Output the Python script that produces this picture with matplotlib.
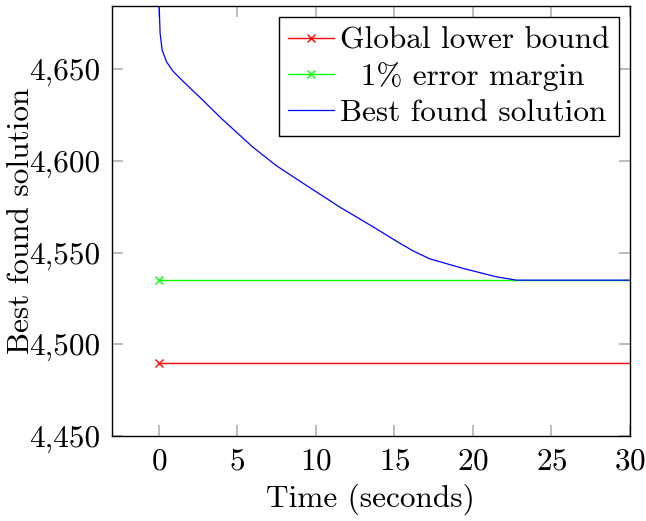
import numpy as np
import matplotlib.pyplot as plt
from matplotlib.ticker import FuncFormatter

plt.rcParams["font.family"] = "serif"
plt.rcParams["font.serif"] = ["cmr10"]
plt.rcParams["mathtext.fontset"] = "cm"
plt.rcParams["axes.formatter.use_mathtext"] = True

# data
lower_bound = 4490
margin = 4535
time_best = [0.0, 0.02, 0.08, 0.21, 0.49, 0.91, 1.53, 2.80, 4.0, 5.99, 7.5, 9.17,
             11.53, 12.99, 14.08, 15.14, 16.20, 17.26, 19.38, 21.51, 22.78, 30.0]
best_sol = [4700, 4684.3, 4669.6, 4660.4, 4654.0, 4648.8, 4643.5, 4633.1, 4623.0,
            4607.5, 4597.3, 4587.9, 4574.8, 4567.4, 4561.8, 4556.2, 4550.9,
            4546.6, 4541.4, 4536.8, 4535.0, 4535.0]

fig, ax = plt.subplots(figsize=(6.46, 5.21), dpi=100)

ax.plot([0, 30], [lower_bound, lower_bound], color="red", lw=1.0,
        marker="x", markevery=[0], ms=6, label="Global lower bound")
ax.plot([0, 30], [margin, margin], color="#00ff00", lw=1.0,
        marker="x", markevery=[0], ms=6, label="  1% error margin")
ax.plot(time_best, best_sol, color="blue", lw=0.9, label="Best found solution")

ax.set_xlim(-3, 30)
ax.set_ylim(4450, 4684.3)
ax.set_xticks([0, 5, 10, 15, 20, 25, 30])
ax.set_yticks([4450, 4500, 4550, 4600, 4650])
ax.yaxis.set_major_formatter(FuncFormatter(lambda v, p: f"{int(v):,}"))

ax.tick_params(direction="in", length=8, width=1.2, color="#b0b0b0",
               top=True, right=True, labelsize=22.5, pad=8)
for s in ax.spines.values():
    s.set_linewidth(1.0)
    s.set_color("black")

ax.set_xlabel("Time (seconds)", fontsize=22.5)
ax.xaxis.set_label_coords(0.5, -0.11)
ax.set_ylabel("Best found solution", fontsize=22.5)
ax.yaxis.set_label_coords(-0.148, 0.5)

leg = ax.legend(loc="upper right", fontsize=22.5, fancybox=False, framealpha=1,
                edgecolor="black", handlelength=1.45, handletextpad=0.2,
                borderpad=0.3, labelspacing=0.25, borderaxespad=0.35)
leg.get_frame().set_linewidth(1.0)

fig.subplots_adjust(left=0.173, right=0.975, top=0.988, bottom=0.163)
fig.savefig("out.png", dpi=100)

+===+

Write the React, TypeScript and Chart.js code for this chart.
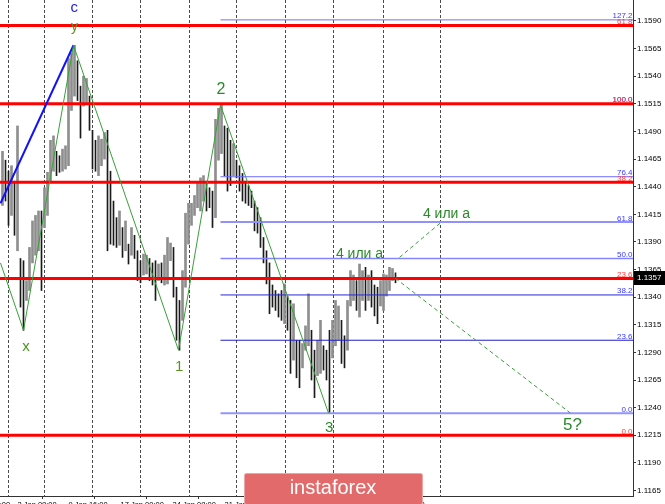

+===+

Retype the lines above exactly as they appear, from the line containing "Output the Python" through the line containing "ax.yaxis.set_label_coords(-0.148, 0.5)", and leave out any pictures.

Answer to the exercise —
Output the Python script that produces this picture with matplotlib.
import numpy as np
import matplotlib.pyplot as plt
from matplotlib.ticker import FuncFormatter

plt.rcParams["font.family"] = "serif"
plt.rcParams["font.serif"] = ["cmr10"]
plt.rcParams["mathtext.fontset"] = "cm"
plt.rcParams["axes.formatter.use_mathtext"] = True

# data
lower_bound = 4490
margin = 4535
time_best = [0.0, 0.02, 0.08, 0.21, 0.49, 0.91, 1.53, 2.80, 4.0, 5.99, 7.5, 9.17,
             11.53, 12.99, 14.08, 15.14, 16.20, 17.26, 19.38, 21.51, 22.78, 30.0]
best_sol = [4700, 4684.3, 4669.6, 4660.4, 4654.0, 4648.8, 4643.5, 4633.1, 4623.0,
            4607.5, 4597.3, 4587.9, 4574.8, 4567.4, 4561.8, 4556.2, 4550.9,
            4546.6, 4541.4, 4536.8, 4535.0, 4535.0]

fig, ax = plt.subplots(figsize=(6.46, 5.21), dpi=100)

ax.plot([0, 30], [lower_bound, lower_bound], color="red", lw=1.0,
        marker="x", markevery=[0], ms=6, label="Global lower bound")
ax.plot([0, 30], [margin, margin], color="#00ff00", lw=1.0,
        marker="x", markevery=[0], ms=6, label="  1% error margin")
ax.plot(time_best, best_sol, color="blue", lw=0.9, label="Best found solution")

ax.set_xlim(-3, 30)
ax.set_ylim(4450, 4684.3)
ax.set_xticks([0, 5, 10, 15, 20, 25, 30])
ax.set_yticks([4450, 4500, 4550, 4600, 4650])
ax.yaxis.set_major_formatter(FuncFormatter(lambda v, p: f"{int(v):,}"))

ax.tick_params(direction="in", length=8, width=1.2, color="#b0b0b0",
               top=True, right=True, labelsize=22.5, pad=8)
for s in ax.spines.values():
    s.set_linewidth(1.0)
    s.set_color("black")

ax.set_xlabel("Time (seconds)", fontsize=22.5)
ax.xaxis.set_label_coords(0.5, -0.11)
ax.set_ylabel("Best found solution", fontsize=22.5)
ax.yaxis.set_label_coords(-0.148, 0.5)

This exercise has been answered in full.